Walau hasil resmi atas pemungutan suara pemilihan presiden belum diketahui, tetapi dari penghitungan suara cepat yang sudah dilakukan sejumlah lembaga survei sudah menunjukkan siapa calon yang mendapat suara terbanyak. Bagi pendukung salah satu pasangan calon yang memperoleh suara lebih kecil, hasil tersebut mungkin akan memicu rasa kecewa, bahkan sakit hati.
Menurut psikolog Sani B Hermawan, rasa kecewa dan sakit hati merupakan reaksi wajar yang dialami pendukung calon yang kalah. Tentu mereka memiliki harapan besar bagi tokoh yang mereka nilai layak menjadi pemimpin, namun nyatanya tokoh tersebut tidak menang.
Apalagi kebanyakan pendukung bukan hanya melibatkan pikiran, tetapi juga emosi dan nuansa hati. Tentu kekalahan akan menorehkan kekecewaan mendalam bagi mereka.
"Semakin besar pikiran dan emosi dilibatkan, maka semakin besar pula kekecewaan yang terjadi saat tokoh yang didukung kalah," kata Sani saat dihubungi Kompas Health belum lama ini.
Namun bagaimana pun hasil tersebut perlu disikapi dengan lapang dada. Kecewa yang berlebihan akan membebani mental, bahkan yang lebih buruk bisa menyulut hubungan yang tidak baik dengan orang lain yang mendukung tokoh yang berbeda.
Menurut Sani, bersikap realistis adalah jalan terbaik untuk menghapus kekecewaan tersebut. Dengan bersikap realistis, seseorang akan menyadari bahwa dalam setiap pertarungan pasti ada yang menang dan kalah.

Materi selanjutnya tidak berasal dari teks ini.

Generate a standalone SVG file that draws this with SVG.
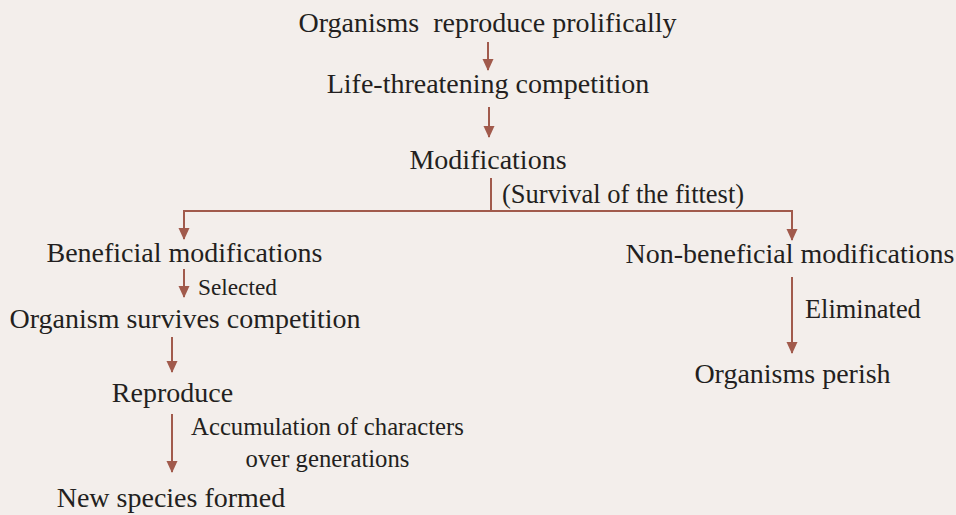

"Bersikap realistis akan membuat perasaan lebih lega, lebih tenang, lebih rela apapun yang terjadi," ungkapnya.
Sani pun menekankan perlunya sikap menghargai kemenangan pihak lain. Terlebih dalam sebuah pesta demokrasi semua adalah pemenang karena calon yang terpilih pasti bertujuan untuk membuat bangsa dan negara lebih maju.
Mengurangi rasa kecewa juga bisa dilakukan dengan menyalurkan aspirasi melalui kegiatan-kegiatan sosial. "Mendukung calon presiden itu kan juga tujuannya untuk menyejahterakan rakyat, kenapa tidak menyalurkannya dengan kegiatan sosial yang nyata membuat sesama lebih sejahtera?" tandasnya.